O Betão, portami una cachaça va! Di Salinas che c’hai?

Glossario mezzo auto-referenziale.

Pollo à passarinho: pollo fritto condito generalmente con aglio e prezzemolo.
Carne-de-sol: carne salata ed essiccata al sole.
Macaxeira: manioca.
Bicchiere Americano: in portoghese brasiliano, “copo americano”. È un antico, povero e tipico bicchiere da bettola. Si usa per bere di tutto: birra, cachaça, caffè, caffellatte e altro ancora. Nell’immaginario popolare brasiliano ha un po’ il valore del nostro bicchiere d’osteria. Per esempio, io l’ho sempre associato a questo qui.
Vejinha: Veja San Paolo, meglio nota come Vejinha, è il supplemento settimanale dell’edizione di San Paolo della rivista mezzo sensazionalistica, mezzo di destra Veja. Un inquietante incrocio tra Chi e Panorama.
Chinelo Rider: marca di ciabatte e infradito radical-cafonal.
Nordest: Il mezzogiorno, il Meridione, il profondo Sud del Brasile (dato che sotto l’equatore gira tutto al contrario anche la geografia della povertà si è dovuta adeguare). Comprende gli stati di Alagoas, Bahia, Ceará, Maranhão, Paraíba, Piauí, Pernambuco, Rio Grande do Norte e Sergipe.
Sudest: Il Nord produttivo del Brasile (capovolgiamoci di nuovo). Include gli stati di Espirito Santo, Minas Gerais, São Paulo e Rio de Janeiro.

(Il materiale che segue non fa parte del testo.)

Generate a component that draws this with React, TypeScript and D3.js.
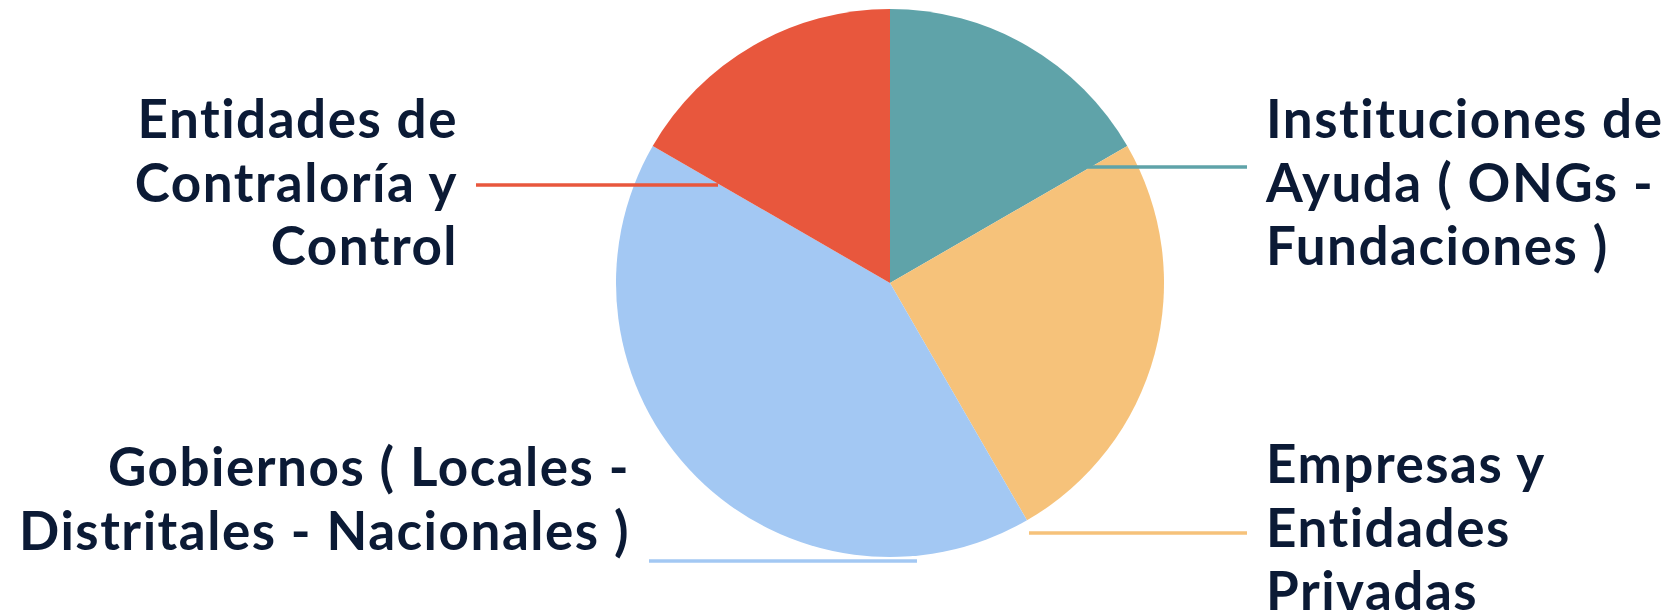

Camara Cascudo: Antropologo, storico e studioso del folklore e delle tradizioni popolari brasiliane, in particolare di quelle del Nordest. Una specie di Ernesto de Martino brasiliano, se proprio vogliamo fare un paragone.
Cachaça: acquavite di canna da zucchero. Quella che si usa per la caipirinha, per intenderci. E visto che ci siamo sfatiamo un altro mito: la caipirinha non si fa affatto con lo zucchero di canna. Si fa con lo zucchero bianco raffinato, quello di tutti i giorni, che si scioglie bene, non ti resta tra i denti e non opprime i sapori. Ecco, l’ho detto.
Salinas: marca di cachaça che prende il nome dalla città (della perdizione) in cui ha sede la distilleria.